Choisir une perruque légère, naturelle, facile à vivre. Pas trop longue, pas trop brillante. Une coupe qui se fond doucement dans le quotidien. L’idée, ce n’est pas de se faire remarquer. C’est de se sentir possible.

Avant de sortir, s’entraîner un peu chez soi. Marcher, s’asseoir, regarder son reflet, ressentir. Plus on habite ce que l’on porte, plus le corps oublie la peur. Et si le cœur se met à battre trop fort, rien n’interdit de faire demi-tour. Il n’y a pas d’échec, seulement des essais.

Prévoir un plan de repli peut aussi rassurer. Un bonnet glissé dans un sac, un pull ample à enfiler au besoin.

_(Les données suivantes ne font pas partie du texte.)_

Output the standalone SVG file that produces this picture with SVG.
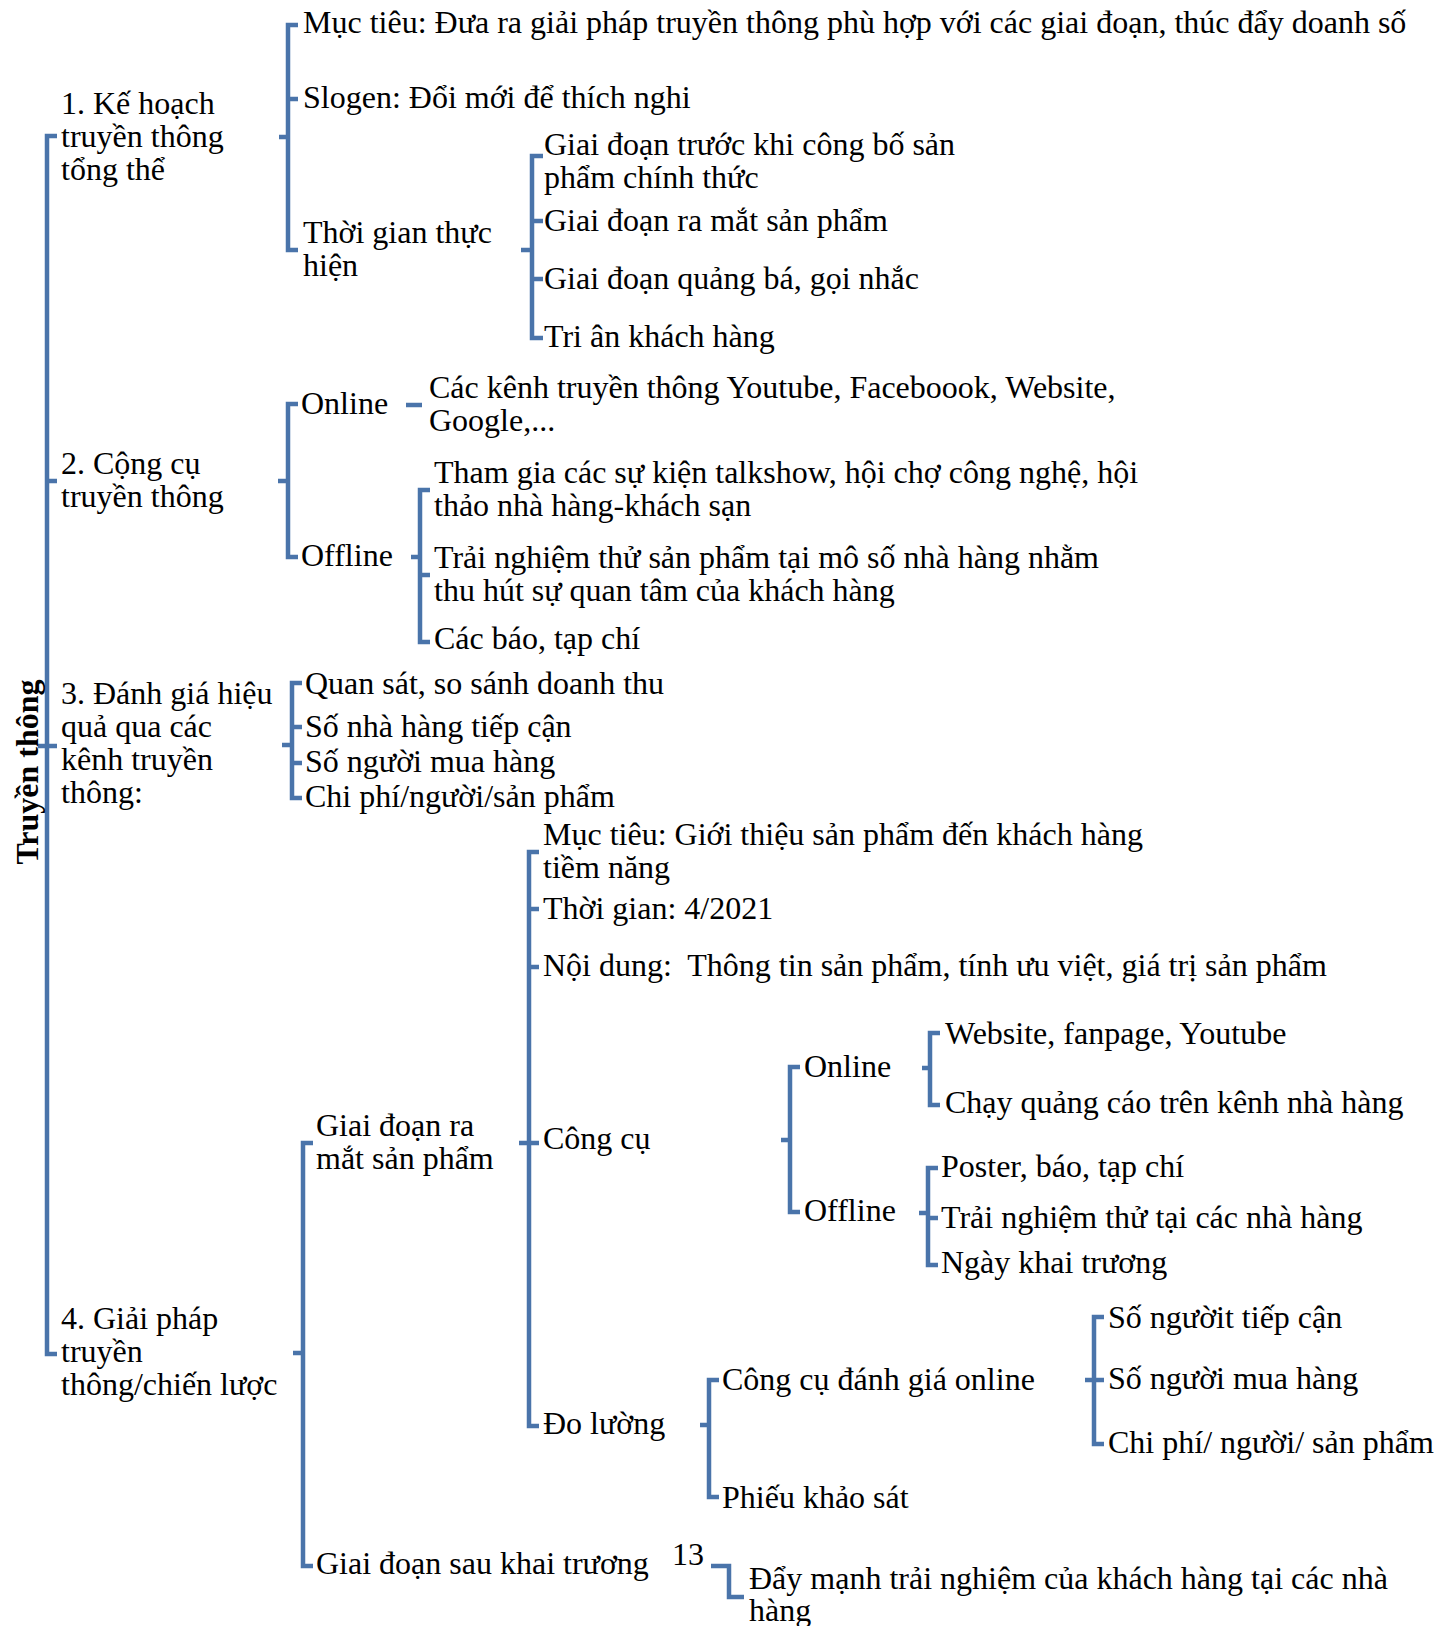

Ce n’est pas un aveu de faiblesse. C’est un filet de sécurité, pour ne pas se sentir piégée.

Et puis surtout, se souvenir que le regard des autres importe moins que celui qu’on pose sur soi. Il y aura peut-être des regards, peut-être non. Mais la vraie victoire ne se lit pas dans les yeux du monde. Elle se ressent dans le ventre, dans la poitrine, dans cette paix soudaine qui se dépose quand on a osé.

Sortir avec sa perruque, ce n’est pas chercher à “passer”. C’est choisir de respirer sans masque. De dire doucement : je suis là, telle que je suis, même si c’est pour quelques instants, même si je tremble encore.